My female friends—designers and artists—are the best collaborators ever. When studying at Central Saint Martin's, we formed a powerful friend group, and we still have a constant exchange of ideas and support each other with projects. I must admit, it also includes a male jeweler.

As you know, we auction many private collections of jewels amassed by female collectors here at Sotheby’s. These collectors generally have a strong eye for design, and know how each piece would be styled and interact with each other. What do you think it means to be a female jewelry collector today? Do you think this has changed over time?

When I think about female collectors, Peggy Guggenheim comes to mind first. I admire collectors with a vision for the future and believe it requires a lot of confidence and courage to follow your senses, both in art and jewels. A female jewelry collector at any time is a strong personality with an authentic sense of style and vision.

Your jewels are sculptural and architectural in design, I’m interested to know what you want women/people to feel when they’re wearing your jewelry? Do you have a specific type of woman who buys your pieces?

I am inspired by modernity. And I wish people to see and feel this sense of time in my jewels. They are both about the past and the future, connected in one point - now. From a more practical point, I definitely want them to feel comfortable and authentic wearing them. I work a lot on weight and materiality to make them a joy to wear and never heavy if wearing for a party, as nowadays we want to be comfortable and authentic. We want to be ourselves and celebrate our choices. As for the type of women, I see the jewellery and art collectors, designers, and creative personalities. It makes me feel that we have shared ideas and a similar sense of beauty.

What advice would you give to any women looking to enter the jewelry design industry?

Follow your vision and trust yourself, be curious and try no matter what. I think it refers to any industry. I am very much driven by curiosity and openness to new experiences and people. Of course, I have doubts and fears and am still learning to cope with them. In the end, bringing my vision to life gives me a huge joy and sense of purpose.

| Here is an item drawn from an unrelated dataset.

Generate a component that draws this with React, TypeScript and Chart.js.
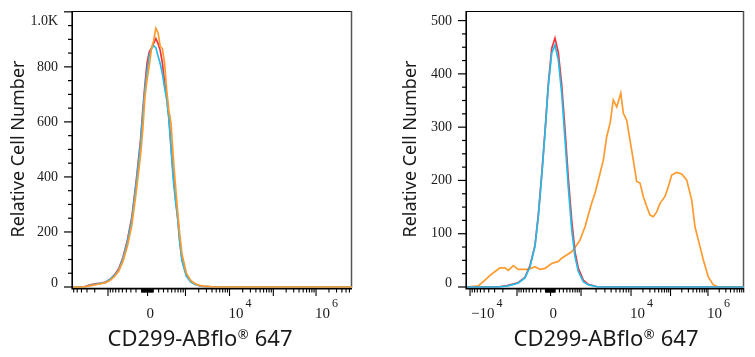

Who are some female jewelry designers to watch right now? And who are some past female jewelry designers that you have admired?

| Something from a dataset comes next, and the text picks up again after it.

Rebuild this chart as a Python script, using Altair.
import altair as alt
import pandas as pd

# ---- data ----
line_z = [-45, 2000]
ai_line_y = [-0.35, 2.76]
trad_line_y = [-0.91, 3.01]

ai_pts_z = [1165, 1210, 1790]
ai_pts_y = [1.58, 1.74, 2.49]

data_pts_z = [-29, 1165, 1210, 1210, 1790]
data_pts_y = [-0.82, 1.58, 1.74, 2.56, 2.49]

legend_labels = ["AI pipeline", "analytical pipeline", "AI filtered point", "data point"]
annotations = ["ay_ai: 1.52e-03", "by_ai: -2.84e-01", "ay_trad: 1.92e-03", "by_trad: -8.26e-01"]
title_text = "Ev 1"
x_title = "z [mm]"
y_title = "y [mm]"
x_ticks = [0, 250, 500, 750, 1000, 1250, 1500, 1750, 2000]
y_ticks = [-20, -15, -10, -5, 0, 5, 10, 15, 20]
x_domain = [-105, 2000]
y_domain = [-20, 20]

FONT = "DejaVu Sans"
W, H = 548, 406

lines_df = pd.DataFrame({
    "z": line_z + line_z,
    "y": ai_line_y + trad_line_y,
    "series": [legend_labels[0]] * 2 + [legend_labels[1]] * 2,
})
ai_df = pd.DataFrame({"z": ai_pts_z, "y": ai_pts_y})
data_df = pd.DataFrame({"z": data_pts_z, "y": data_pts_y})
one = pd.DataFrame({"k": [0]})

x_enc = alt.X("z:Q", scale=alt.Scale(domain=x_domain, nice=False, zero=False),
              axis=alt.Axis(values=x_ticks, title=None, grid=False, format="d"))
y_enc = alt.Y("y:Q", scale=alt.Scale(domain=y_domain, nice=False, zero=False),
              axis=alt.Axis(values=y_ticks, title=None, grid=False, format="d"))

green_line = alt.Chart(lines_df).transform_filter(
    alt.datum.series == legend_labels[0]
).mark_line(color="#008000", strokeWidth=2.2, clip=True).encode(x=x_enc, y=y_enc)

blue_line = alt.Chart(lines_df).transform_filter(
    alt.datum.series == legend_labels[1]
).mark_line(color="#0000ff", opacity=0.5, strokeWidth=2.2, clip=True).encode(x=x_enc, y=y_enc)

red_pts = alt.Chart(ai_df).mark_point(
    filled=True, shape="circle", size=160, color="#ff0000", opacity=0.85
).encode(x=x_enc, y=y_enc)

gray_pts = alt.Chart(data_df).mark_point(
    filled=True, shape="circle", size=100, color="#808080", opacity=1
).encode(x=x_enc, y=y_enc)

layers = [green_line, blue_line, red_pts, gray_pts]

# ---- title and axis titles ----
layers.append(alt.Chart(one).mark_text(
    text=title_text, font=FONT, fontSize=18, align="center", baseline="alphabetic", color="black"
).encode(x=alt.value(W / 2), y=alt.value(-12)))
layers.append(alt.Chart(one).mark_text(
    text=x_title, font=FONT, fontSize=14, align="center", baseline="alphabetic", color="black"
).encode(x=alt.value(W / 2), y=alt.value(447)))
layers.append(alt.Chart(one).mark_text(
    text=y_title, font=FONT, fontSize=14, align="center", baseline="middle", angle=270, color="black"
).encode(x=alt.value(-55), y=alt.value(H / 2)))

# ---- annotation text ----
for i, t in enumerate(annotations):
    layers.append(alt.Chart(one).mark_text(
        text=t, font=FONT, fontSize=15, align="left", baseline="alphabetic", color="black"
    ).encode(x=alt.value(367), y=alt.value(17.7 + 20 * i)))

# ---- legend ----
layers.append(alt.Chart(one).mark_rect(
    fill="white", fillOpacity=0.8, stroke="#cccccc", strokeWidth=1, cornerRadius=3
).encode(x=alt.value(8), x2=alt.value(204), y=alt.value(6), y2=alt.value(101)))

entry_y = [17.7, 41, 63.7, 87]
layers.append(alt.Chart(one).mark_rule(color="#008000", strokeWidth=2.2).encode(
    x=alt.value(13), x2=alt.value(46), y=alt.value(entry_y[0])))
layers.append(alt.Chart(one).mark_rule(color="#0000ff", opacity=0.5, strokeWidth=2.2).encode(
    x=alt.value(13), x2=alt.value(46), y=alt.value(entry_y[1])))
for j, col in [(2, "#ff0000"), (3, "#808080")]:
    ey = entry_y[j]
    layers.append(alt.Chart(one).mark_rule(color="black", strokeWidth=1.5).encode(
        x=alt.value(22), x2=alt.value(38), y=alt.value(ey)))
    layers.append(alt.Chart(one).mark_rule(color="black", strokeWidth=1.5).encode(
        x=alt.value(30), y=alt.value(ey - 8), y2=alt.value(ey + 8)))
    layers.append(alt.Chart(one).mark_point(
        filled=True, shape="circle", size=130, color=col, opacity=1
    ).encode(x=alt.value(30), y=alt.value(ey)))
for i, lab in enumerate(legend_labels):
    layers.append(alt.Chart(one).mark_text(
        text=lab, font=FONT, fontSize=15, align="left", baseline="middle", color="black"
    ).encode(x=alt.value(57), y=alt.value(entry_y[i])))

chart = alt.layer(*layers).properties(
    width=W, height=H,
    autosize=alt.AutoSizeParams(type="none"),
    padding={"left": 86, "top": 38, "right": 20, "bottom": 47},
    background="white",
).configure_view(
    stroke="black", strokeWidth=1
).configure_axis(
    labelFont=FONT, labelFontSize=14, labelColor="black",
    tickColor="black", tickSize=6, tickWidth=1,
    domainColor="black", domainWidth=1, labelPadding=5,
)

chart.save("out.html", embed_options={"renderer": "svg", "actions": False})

I absolutely love the work of Sarah Ysabel Dyne. I loved following how it has evolved in recent years and am looking forward to what comes next. From the past, it is, of course, Suzanne Belperron. Being ahead of her time, she developed a style that didn’t require a signature. Who else could dream about doing that? This feels so powerful to me. I think Sarah’s pieces are similarly recognizable now.

Representation and diversity are important topics in all industries. How do you think the jewelry industry can better support and elevate women designers? Have you experienced any barriers and how did you overcome them?

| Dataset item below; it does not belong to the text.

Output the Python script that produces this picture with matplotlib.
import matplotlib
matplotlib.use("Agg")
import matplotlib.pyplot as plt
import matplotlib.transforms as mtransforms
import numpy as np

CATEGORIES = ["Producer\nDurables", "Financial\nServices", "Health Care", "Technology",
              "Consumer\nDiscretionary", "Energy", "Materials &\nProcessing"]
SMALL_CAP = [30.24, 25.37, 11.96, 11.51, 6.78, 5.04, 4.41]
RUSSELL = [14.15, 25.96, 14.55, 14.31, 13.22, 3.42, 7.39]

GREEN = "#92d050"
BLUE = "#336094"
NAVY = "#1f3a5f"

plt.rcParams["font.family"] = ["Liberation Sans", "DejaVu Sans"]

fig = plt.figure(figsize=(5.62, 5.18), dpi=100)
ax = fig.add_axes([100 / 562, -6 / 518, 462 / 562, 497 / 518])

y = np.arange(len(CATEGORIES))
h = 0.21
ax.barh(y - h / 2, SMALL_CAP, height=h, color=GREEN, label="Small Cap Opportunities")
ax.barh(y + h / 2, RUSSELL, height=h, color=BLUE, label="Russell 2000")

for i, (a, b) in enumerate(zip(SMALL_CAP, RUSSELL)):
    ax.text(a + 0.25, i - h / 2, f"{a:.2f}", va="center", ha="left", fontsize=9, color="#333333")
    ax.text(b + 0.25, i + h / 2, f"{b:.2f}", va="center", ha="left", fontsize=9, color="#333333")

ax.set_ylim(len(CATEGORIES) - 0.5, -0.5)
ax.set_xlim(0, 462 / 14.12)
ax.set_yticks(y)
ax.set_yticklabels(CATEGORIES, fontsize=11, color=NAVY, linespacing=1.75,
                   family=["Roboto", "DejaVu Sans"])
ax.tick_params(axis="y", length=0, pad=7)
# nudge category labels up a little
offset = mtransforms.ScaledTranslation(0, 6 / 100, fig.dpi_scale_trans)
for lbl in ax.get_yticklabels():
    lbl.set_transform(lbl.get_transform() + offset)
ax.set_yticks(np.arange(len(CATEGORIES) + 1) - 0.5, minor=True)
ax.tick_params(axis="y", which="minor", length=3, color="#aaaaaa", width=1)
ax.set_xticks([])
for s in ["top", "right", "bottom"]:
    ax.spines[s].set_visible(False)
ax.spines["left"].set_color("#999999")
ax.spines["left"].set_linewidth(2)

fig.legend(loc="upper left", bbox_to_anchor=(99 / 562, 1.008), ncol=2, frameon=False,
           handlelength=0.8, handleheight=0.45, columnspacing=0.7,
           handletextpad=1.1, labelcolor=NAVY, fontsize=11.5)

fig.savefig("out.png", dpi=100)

For sure, things can always be better. However, we must admit it has become much better in recent decades. Female designers designing for women feel so organic now. I haven’t experienced any gender barriers or maybe just haven’t noticed them. I would love to see more support for designers from different social backgrounds. Precious jewellery is not an easy design category to enter.

International Women's Day is also about celebrating unity and solidarity among women. Can you share a moment of sisterhood or support you've experienced within the jewelry community?

I love the jewelry community, and I am lucky to be surrounded by wonderful women with open hearts. At the start of the war in Ukraine, it was a true moment of support; so many in the jewelry industry supported me and my country, both men and women. And with the support of the jewelry sisterhood, the “Strong and Precious” project was born. By now, it has developed into an art foundation supporting Ukrainian jewelry creators. Women are in many ways more sensitive to others' pain. Being sisters, mothers, daughters, friends, we all can relate and understand each other best.